To me it looks like the problem has to do with helm-templates expanding empty lines without breaks (
\
) causing the shell call to fail. Here is what the helm rendersbin/pulsar initialize-cluster-metadata \ --cluster pulsar \ --zookeeper pulsar-zookeeper:2181 \ --configuration-store pulsar-zookeeper:2181 \ --web-service-url http://pulsar-broker.pulsar.svc.cluster.local:8080/ \ --web-service-url-tls https://pulsar-broker.pulsar.svc.cluster.local:8443/ \ --broker-service-url pulsar://pulsar-broker.pulsar.svc.cluster.local:6650/ \ --broker-service-url-tls pulsar+ssl://pulsar-broker.pulsar.svc.cluster.local:6651/ || true;
I exed into the shell of one of the running bookies to reproduce the problem and yes, with the empty line it gives the error message noted above.
Manually calling the cluster initialization with the empty line removed helped in my case to get the cluster working again.
This issue seems to be resolved by #166
@lhotari Good point. I will check today with upgrading to 2.7.8.

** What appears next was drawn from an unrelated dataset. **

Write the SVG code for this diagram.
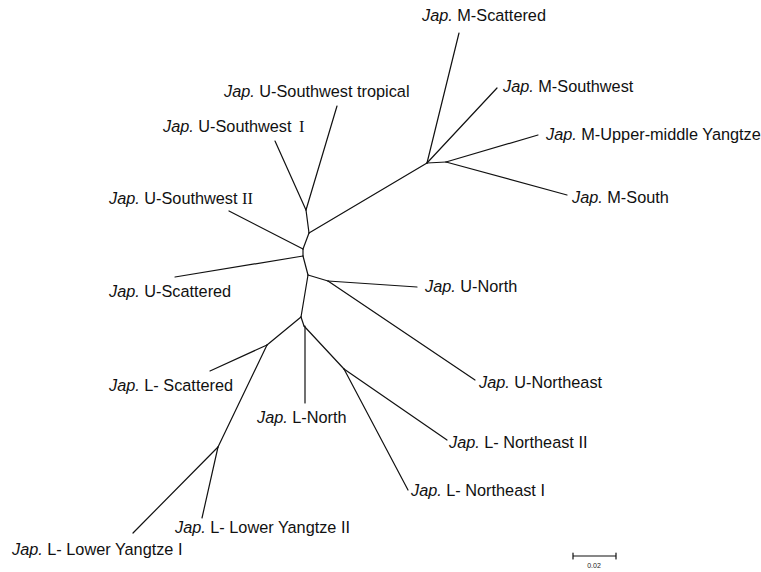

We had a similar issue, it turns out that broker-init
and pulsar-init
scripts run on an image that need at least 2.5Mi of memory. If the job is run on a cluster node with no sufficient memory, the initialization fails and the cluster setup hangs.
We added :
bookkeeper:
metadata:
resources:
requests:
memory: 2.5Gi
limits:
memory: 2.5Gi
pulsar_metadata::
metadata:
resources:
requests:
memory: 2.5Gi
limits:
memory: 2.5Gi
To make sure that:
- The job is assigned to a proper node (requests)
- The initialization fail fast when there is no node (limits)
It looks like this is similar to https://github.com/apache/pulsar-helm-chart/issues/373 where containers that runs bin/bookeeper or bin/pulsar sets the jvm memory args to 2Gb. Each call to any of these scripts causes memory usage peak and may exceed container's memory.
It still happens even after setting:
resources:
requests:
memory: 3Gi
limits:
memory: 3Gi
Please retry with latest released version 3.2.0 . Please create a new issue if the problem persist.